Thursday 10 June 2010

Kickabout

England's Feeling The Strain, 210 x 180cms, 1996-97

Unless you live in a cave (which let’s face it is kind of tempting sometimes), you’re probably aware that the World Cup is about to open tomorrow in South Africa. The buzz around it has prompted me to remember how over the years the so-called ‘beautiful game’ has featured in many of my paintings and drawings.

It’s not that I’m a huge football fan or anything, but I have often been interested in the culture surrounding football and it’s impact on ordinary lives. My Dad and older brother are huge football fans, supporting West Bromwich Albion, so it has always formed a backdrop to my early family life with the ritual of the Results at Saturday teatime, and filling in the pools coupon. There was also a period in the 1990’s when terrace culture really overlapped with club culture, which was what I was exploring in my paintings at this time. The painting above was an attempt to reflect this, with the floodlight also reminiscent of a nightclub strobe, and the nightclub spotlight doubling as one of the many surveillance cameras that are embedded in the areas around football grounds. John King’s debut novel, ‘The Football Factory’, which I read at the time, inspired some of the ideas in this painting, including the title. I don’t think it’s a brilliant read, but at the time it had a more contemporary take on white, working class culture which I found interesting. The painting also contains quite a lot of references to Goya’s work, which I was obsessed with at the time., and the Euro 96 competition. The painting evolved into a much darker piece as England were knocked out and rioting fans spilled out into the streets.

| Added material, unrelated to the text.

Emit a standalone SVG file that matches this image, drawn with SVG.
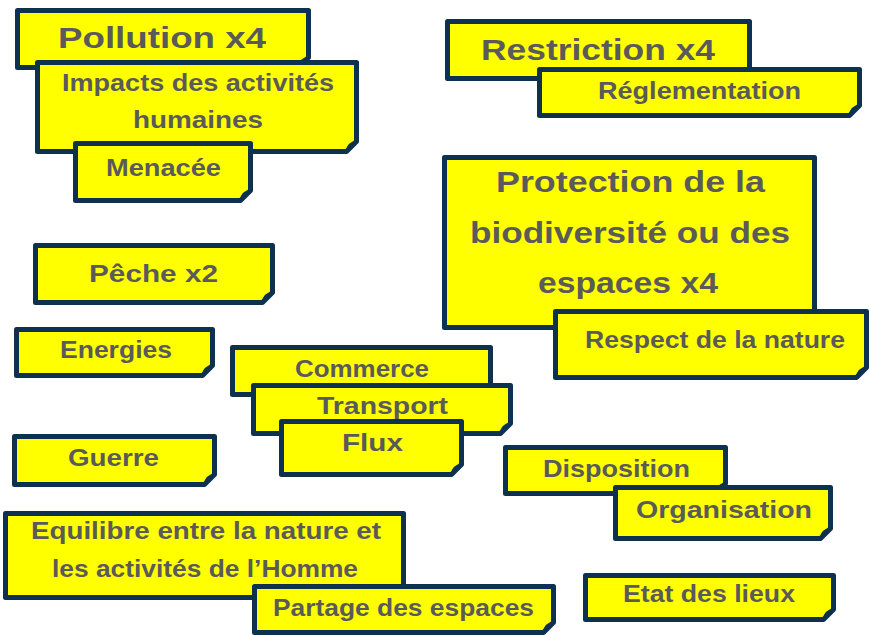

This painting, where the players look like the seventies ‘Star Soccer’ heroes, was about the escape football, and other sports such as boxing, has been for the working class over the decades, whether that is in becoming a professional player, or just through a brief respite from otherwise tough lives in a game with friends, which is what this painting was about. The ideas seem a bit sentimental now, as the modern game seems very dislocated from these roots to me. That’s also me in the background, as the location for this painting is based on a place I used to play football as a teenager.

Away From Home, oil on canvas, 150 x 220cms, 1997

‘Club Football’ below is a bit mad isn’t it? It touches on ideas of theme clubs and bars which were popular at the time. I actually entered this painting for the Royal Scottish Academy Summer Open Exhibition which was hopelessly naïve of me! Needless to say it was rejected. At this time I could knock out big, complicated and dense paintings like these quite easily, which is one of the reasons I stopped doing them. The other painting, ‘Peterborough’, is seen in an installation of ‘Local Derby’, an exhibition my friend Andy Page and I held in Cambridge. We were asked to produce football inspired pieces around the theme. My painting is based on the moments after a summer evening football match amongst friends at the local park. Perversely, but typical of me really, I produced a painting without a football to be seen!

Club Football, oil on canvas, 180 x 120cms, 1998
Peterborough, oil on canvas, 210 x 210cms, 1999

It’s hard to believe, but I transported both of these huge paintings down Edinburgh’s Prince’s Street on my friend Donald’s customised skateboard, which you could screw your painting to and wheel it along. The things you do as a skint and struggling artist. You couldn’t make it up, but I wouldn’t want it any other way really. Would I?